I don't think there is a set ratio rule. You can see here which explains rather well. The aim is an impedance transform, to get the impedance at the tap (low impedance) to become a
higher impedance at the top of C1 (connected to the base) for the frequency in question.

3. ## Re: Questions about colpitts oscillator design?

Depends on the gain of the transistor but generally you want C3 to swamp Cbe by factor of 10 since it changes the most with drive and temp. If you are going to load output at emitter then you want C2 to swamp out variation in load capacitance.

If you are AC grounding collector it is actually better to tie ground side of C2 to collector. You then don't go through the collector bypass cap.

With selected C2 & C3 then Cc is selected to maximize Q of tank for the given coil inductance/Q while maintaining enough loop gain for reliable startup.

4. ## Re: Questions about colpitts oscillator design?

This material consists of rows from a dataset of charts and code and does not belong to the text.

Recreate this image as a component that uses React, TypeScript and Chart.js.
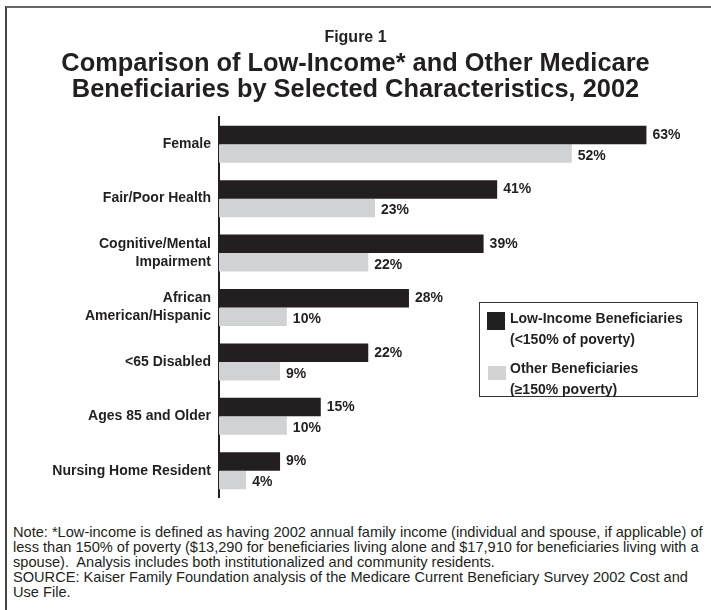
import React, { useEffect, useRef } from "react";
import { Chart, registerables } from "chart.js";

Chart.register(...registerables);

const SANS = "'Liberation Sans', Arial, Helvetica, sans-serif";

const figureLabel = "Figure 1";
const titleLines = [
  "Comparison of Low-Income* and Other Medicare",
  "Beneficiaries by Selected Characteristics, 2002",
];
const categories: string[][] = [
  ["Female"],
  ["Fair/Poor Health"],
  ["Cognitive/Mental", "Impairment"],
  ["African", "American/Hispanic"],
  ["<65 Disabled"],
  ["Ages 85 and Older"],
  ["Nursing Home Resident"],
];
const lowIncome = [63, 41, 39, 28, 22, 15, 9];
const otherBeneficiaries = [52, 23, 22, 10, 9, 10, 4];
const seriesNames = ["Low-Income Beneficiaries", "Other Beneficiaries"];
const seriesSubNames = ["(<150% of poverty)", "(\u2265150% poverty)"];
const noteLines = [
  "Note: *Low-income is defined as having 2002 annual family income (individual and spouse, if applicable) of",
  "less than 150% of poverty ($13,290 for beneficiaries living alone and $17,910 for beneficiaries living with a",
  "spouse).  Analysis includes both institutionalized and community residents.",
  "SOURCE: Kaiser Family Foundation analysis of the Medicare Current Beneficiary Survey 2002 Cost and",
  "Use File.",
];

const DARK = "#231f20";
const LIGHT = "#d1d2d4";

const valueLabels = {
  id: "valueLabels",
  afterDatasetsDraw(chart: any) {
    const ctx = chart.ctx;
    ctx.save();
    ctx.font = `bold 14px ${SANS}`;
    ctx.fillStyle = DARK;
    ctx.textBaseline = "middle";
    ctx.textAlign = "left";
    chart.data.datasets.forEach((ds: any, i: number) => {
      const meta = chart.getDatasetMeta(i);
      meta.data.forEach((bar: any, j: number) => {
        ctx.fillText(`${ds.data[j]}%`, bar.x + 6, bar.y + (i === 1 ? 2.5 : 0));
      });
    });
    ctx.restore();
  },
};

const legendBox = {
  id: "legendBox",
  afterDraw(chart: any) {
    const ctx = chart.ctx;
    ctx.save();
    ctx.strokeStyle = "#333";
    ctx.lineWidth = 1;
    ctx.strokeRect(479.5, 302.5, 218, 94);
    ctx.fillStyle = DARK;
    ctx.fillRect(487, 312, 18, 18);
    ctx.fillStyle = LIGHT;
    ctx.fillRect(488, 366, 18, 14);
    ctx.fillStyle = DARK;
    ctx.font = `bold 14px ${SANS}`;
    ctx.textBaseline = "middle";
    ctx.textAlign = "left";
    ctx.fillText(seriesNames[0], 510, 319);
    ctx.fillText(seriesSubNames[0], 510, 340);
    ctx.fillText(seriesNames[1], 510, 369);
    ctx.fillText(seriesSubNames[1], 510, 390);
    ctx.restore();
  },
};

export default function App() {
  const ref = useRef<HTMLCanvasElement | null>(null);

  useEffect(() => {
    if (!ref.current) return;
    const chart = new Chart(ref.current, {
      type: "bar",
      data: {
        labels: categories,
        datasets: [
          {
            label: seriesNames[0],
            data: lowIncome,
            backgroundColor: DARK,
            categoryPercentage: 0.68,
            barPercentage: 1.0,
          },
          {
            label: seriesNames[1],
            data: otherBeneficiaries,
            backgroundColor: LIGHT,
            categoryPercentage: 0.68,
            barPercentage: 1.0,
          },
        ],
      },
      options: {
        indexAxis: "y",
        animation: false,
        responsive: false,
        maintainAspectRatio: false,
        layout: { padding: { top: 117, bottom: 7, left: 0, right: 51 } },
        plugins: {
          legend: { display: false },
          title: { display: false },
          tooltip: { enabled: false },
        },
        scales: {
          x: { display: false, min: 0, max: 65 },
          y: {
            grid: { display: false, drawTicks: false },
            border: { display: true, color: DARK, width: 2 },
            ticks: {
              color: DARK,
              padding: 8,
              font: { family: SANS, size: 14, weight: "bold", lineHeight: 1.29 },
            },
            afterFit(scale: any) {
              scale.width = 219;
            },
          },
        },
      },
      plugins: [valueLabels, legendBox],
    });
    return () => chart.destroy();
  }, []);

  return (
    <div style={{ position: "absolute", left: 0, top: 0, width: 711, height: 610, background: "#fff", overflow: "hidden" }}>
      <div
        style={{
          position: "absolute",
          left: 5,
          top: 6,
          width: 760,
          height: 660,
          borderTop: "2px solid #666",
          borderLeft: "2px solid #444",
          boxSizing: "border-box",
        }}
      />
      <canvas ref={ref} width={711} height={515} style={{ position: "absolute", left: 0, top: 0, width: 711, height: 515 }} />
      <div
        style={{
          position: "absolute",
          left: 0,
          width: 711,
          top: 29,
          height: 16,
          textAlign: "center",
          fontFamily: SANS,
          fontWeight: "bold",
          fontSize: 16,
          lineHeight: "16px",
          color: DARK,
        }}
      >
        {figureLabel}
      </div>
      {titleLines.map((t, i) => (
        <div
          key={i}
          style={{
            position: "absolute",
            left: 0,
            width: 711,
            top: 62 + i * 26 - 13,
            height: 26,
            lineHeight: "26px",
            textAlign: "center",
            fontFamily: SANS,
            fontWeight: "bold",
            fontSize: 25.4,
            color: DARK,
            whiteSpace: "nowrap",
          }}
        >
          {t}
        </div>
      ))}
      {noteLines.map((t, i) => (
        <div
          key={i}
          style={{
            position: "absolute",
            left: 13,
            top: 532 + i * 15 - 8,
            height: 16,
            lineHeight: "16px",
            fontFamily: SANS,
            fontSize: 14.6,
            color: DARK,
            whiteSpace: "pre",
          }}
        >
          {t}
        </div>
      ))}
    </div>
  );
}
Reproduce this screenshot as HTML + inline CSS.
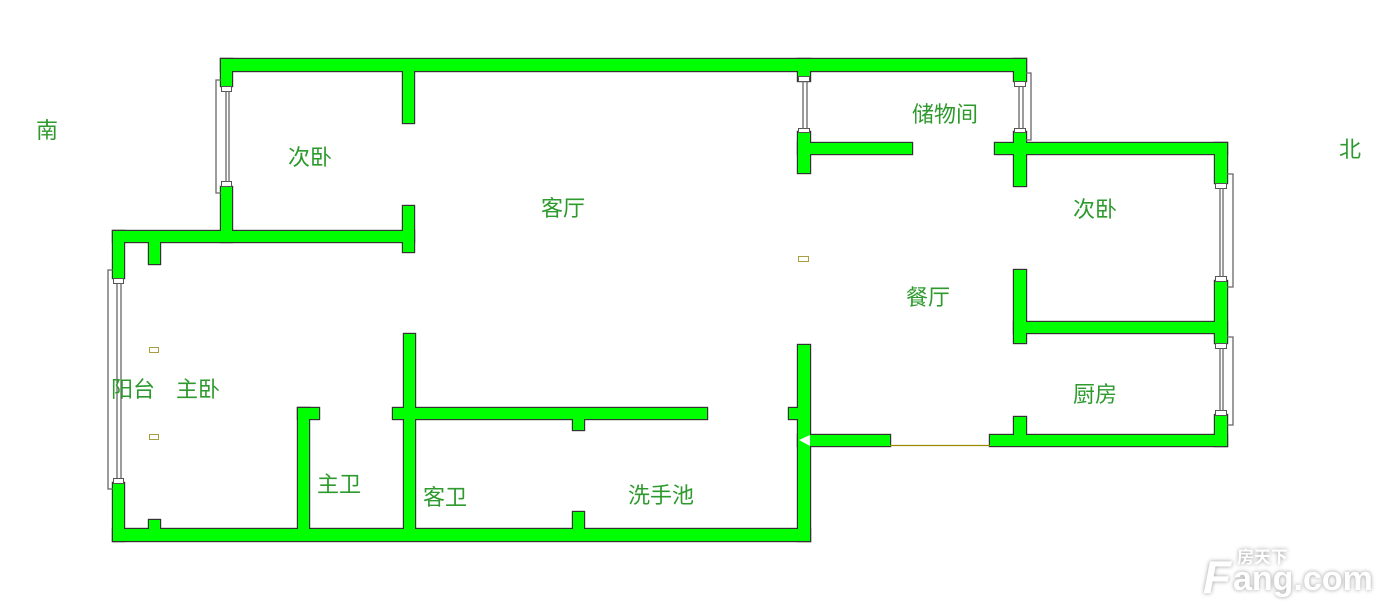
<!DOCTYPE html>
<html><head><meta charset="utf-8"><style>
html,body{margin:0;padding:0;background:#fff;}
svg{display:block;}
text{font-family:"Liberation Sans","Noto Sans CJK SC",sans-serif;font-size:22px;fill:#2e9a2e;}
</style></head><body>
<svg width="1400" height="614" viewBox="0 0 1400 614" xmlns="http://www.w3.org/2000/svg">
<defs>
<g id="w">
<rect x="221" y="59" width="805" height="12"/>
<rect x="221" y="59" width="11" height="27"/>
<rect x="221" y="187" width="11" height="55"/>
<rect x="113" y="231" width="301" height="11"/>
<rect x="403" y="71" width="11" height="52"/>
<rect x="403" y="206" width="11" height="46"/>
<rect x="149" y="242" width="11" height="22"/>
<rect x="113" y="231" width="11" height="47"/>
<rect x="113" y="483" width="11" height="58"/>
<rect x="113" y="529" width="697" height="12"/>
<rect x="149" y="520" width="11" height="10"/>
<rect x="298" y="408" width="11" height="122"/>
<rect x="298" y="408" width="21" height="11"/>
<rect x="404" y="334" width="11" height="196"/>
<rect x="393" y="408" width="314" height="11"/>
<rect x="573" y="418" width="11" height="12"/>
<rect x="573" y="512" width="11" height="18"/>
<rect x="798" y="345" width="12" height="196"/>
<rect x="789" y="408" width="10" height="11"/>
<rect x="798" y="435" width="92" height="11"/>
<rect x="798" y="59" width="12" height="22"/>
<rect x="798" y="132" width="12" height="41"/>
<rect x="798" y="143" width="114" height="11"/>
<rect x="1014" y="59" width="12" height="22"/>
<rect x="1014" y="132" width="12" height="54"/>
<rect x="995" y="143" width="232" height="11"/>
<rect x="1215" y="143" width="12" height="40"/>
<rect x="1215" y="281" width="12" height="62"/>
<rect x="1215" y="415" width="12" height="31"/>
<rect x="1014" y="270" width="12" height="73"/>
<rect x="1014" y="322" width="213" height="11"/>
<rect x="1014" y="417" width="12" height="20"/>
<rect x="990" y="435" width="237" height="11"/>
</g>
</defs>
<use href="#w" fill="#333" stroke="#333" stroke-width="2.4"/>
<use href="#w" fill="#00ff00"/>

<g fill="#fff" stroke="#555" stroke-width="1">
<rect x="221.5" y="86.5" width="10" height="5"/><rect x="221.5" y="181.5" width="10" height="5"/>
<rect x="113.5" y="278.5" width="10" height="5"/><rect x="113.5" y="478.5" width="10" height="5"/>
<rect x="798.5" y="76.5" width="11" height="5"/><rect x="798.5" y="128.5" width="11" height="4"/>
<rect x="1014.5" y="81.5" width="11" height="5"/><rect x="1014.5" y="128.5" width="11" height="4"/>
<rect x="1215.5" y="183.5" width="11" height="5"/><rect x="1215.5" y="276.5" width="11" height="5"/>
<rect x="1215.5" y="343.5" width="11" height="5"/><rect x="1215.5" y="410.5" width="11" height="5"/>
</g>
<g fill="none" stroke="#666" stroke-width="1.3">
<path d="M226 91V182M229 91V182M221 80H216V193H221"/>
<path d="M117 283V478M121 283V478M113 270H108V489H113"/>
<path d="M803 81V129M807 81V129"/>
<path d="M1019 86V129M1023 86V129M1026 73H1031V140H1026"/>
<path d="M1220 188V277M1223 188V277M1227 174H1233V287H1227"/>
<path d="M1220 348V411M1223 348V411M1227 337H1233V425H1227"/>
</g>
<line x1="890" y1="445.5" x2="990" y2="445.5" stroke="#9a8a00" stroke-width="1.2"/>
<polygon points="799,440 810,435 810,446" fill="#fff"/>
<g fill="none" stroke="#a8a040" stroke-width="1">
<rect x="798.5" y="256.5" width="10" height="5"/>
<rect x="149.5" y="347.5" width="9" height="5"/>
<rect x="149.5" y="434.5" width="9" height="5"/>
</g>

<text x="36" y="138">南</text>
<text x="1339" y="157">北</text>
<text x="288" y="165">次卧</text>
<text x="541" y="216">客厅</text>
<text x="912" y="122">储物间</text>
<text x="1073" y="217">次卧</text>
<text x="906" y="305">餐厅</text>
<text x="1073" y="402">厨房</text>
<text x="111" y="397">阳台</text>
<text x="176" y="397">主卧</text>
<text x="317" y="492">主卫</text>
<text x="423" y="505">客卫</text>
<text x="628" y="503">洗手池</text>

<g style="filter:drop-shadow(0 0 2px #999)">
<text x="1237" y="563" style="font-size:17px;fill:#fff;font-weight:bold">房天下</text>
<text x="1203" y="593" style="font-size:46px;fill:#fff;font-weight:bold;font-style:italic">F</text>
<text x="1233" y="590" style="font-size:34px;fill:#fff;font-weight:bold">ang.com</text>
</g>
</svg>
</body></html>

Originally Posted by sky_123
I don't think there is a set ratio rule. You can see here which explains rather

well. The aim is an impedance transform, to get the impedance at the tap (low impedance) to become a
higher impedance at the top of C1 (connected to the base) for the frequency in question.
Attached file appears to be good, but after navigation I did not find it a lot
I understand from your words that we want to make some feedback from the low impedance emitter to the high

impedance base so we use a impedance transform in the form of a capacitive divider, Is this what you want to say to me?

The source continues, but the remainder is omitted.